TASK DETAILS ▸
Look at the data below and print exactly the lines from its first line through the line with "ax = fig.add_axes([0.1007, 0.0991, 0.8973, 0.7817])"; the pictures stay out of the copy.

SOURCE DATA ▸
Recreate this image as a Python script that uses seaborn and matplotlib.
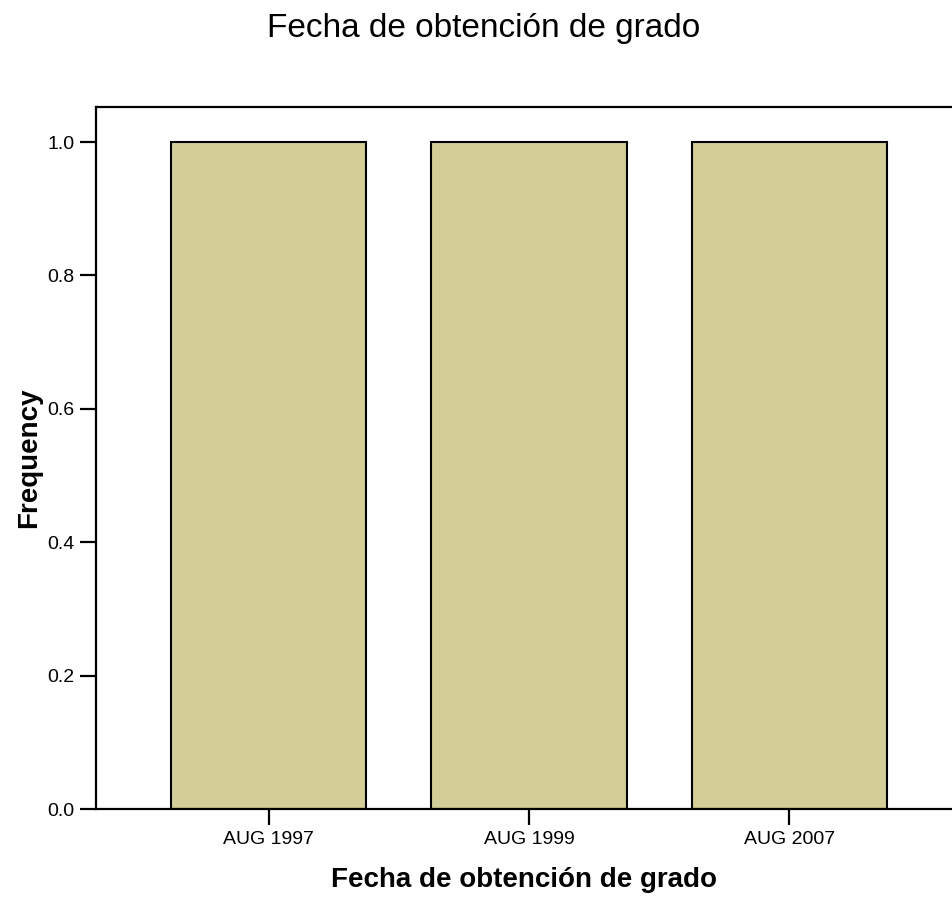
import pandas as pd
import matplotlib
matplotlib.use("Agg")
import matplotlib.pyplot as plt
import seaborn as sns

# datos
categorias = ['AUG 1997', 'AUG 1999', 'AUG 2007']
frecuencias = [1, 1, 1]

sns.set_style('white')
plt.rcParams['font.family'] = ['Liberation Sans', 'DejaVu Sans']

df = pd.DataFrame({'fecha': categorias, 'freq': frecuencias})

fig = plt.figure(figsize=(9.53, 8.98), dpi=100)
ax = fig.add_axes([0.1007, 0.0991, 0.8973, 0.7817])

sns.barplot(data=df, x='fecha', y='freq', color='#D3CE98', saturation=1,
            edgecolor='black', linewidth=1.5, width=0.75, ax=ax)

ax.set_ylim(0, 1.0525)
ax.set_xlim(-0.665, 2.623)
ax.set_yticks([0.0, 0.2, 0.4, 0.6, 0.8, 1.0])
ax.set_yticklabels(['0.0', '0.2', '0.4', '0.6', '0.8', '1.0'])

for s in ['left', 'top', 'bottom']:
    ax.spines[s].set_linewidth(1.6)
    ax.spines[s].set_color('black')
ax.spines['right'].set_visible(False)

ax.tick_params(axis='both', direction='out', length=11.5, width=1.6,
               labelsize=14, color='black', labelcolor='black', pad=4,
               left=True, bottom=True)

ax.set_xlabel('Fecha de obtención de grado', fontsize=20, fontweight='bold',
              color='black', labelpad=14)
ax.set_ylabel('Frequency', fontsize=20, fontweight='bold', color='black', labelpad=4)
fig.suptitle('Fecha de obtención de grado', fontsize=24, color='black',
             x=0.508, y=0.985)

fig.savefig('out.png', dpi=100)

TASK ANSWER ▸
Recreate this image as a Python script that uses seaborn and matplotlib.
import pandas as pd
import matplotlib
matplotlib.use("Agg")
import matplotlib.pyplot as plt
import seaborn as sns

# datos
categorias = ['AUG 1997', 'AUG 1999', 'AUG 2007']
frecuencias = [1, 1, 1]

sns.set_style('white')
plt.rcParams['font.family'] = ['Liberation Sans', 'DejaVu Sans']

df = pd.DataFrame({'fecha': categorias, 'freq': frecuencias})

fig = plt.figure(figsize=(9.53, 8.98), dpi=100)
ax = fig.add_axes([0.1007, 0.0991, 0.8973, 0.7817])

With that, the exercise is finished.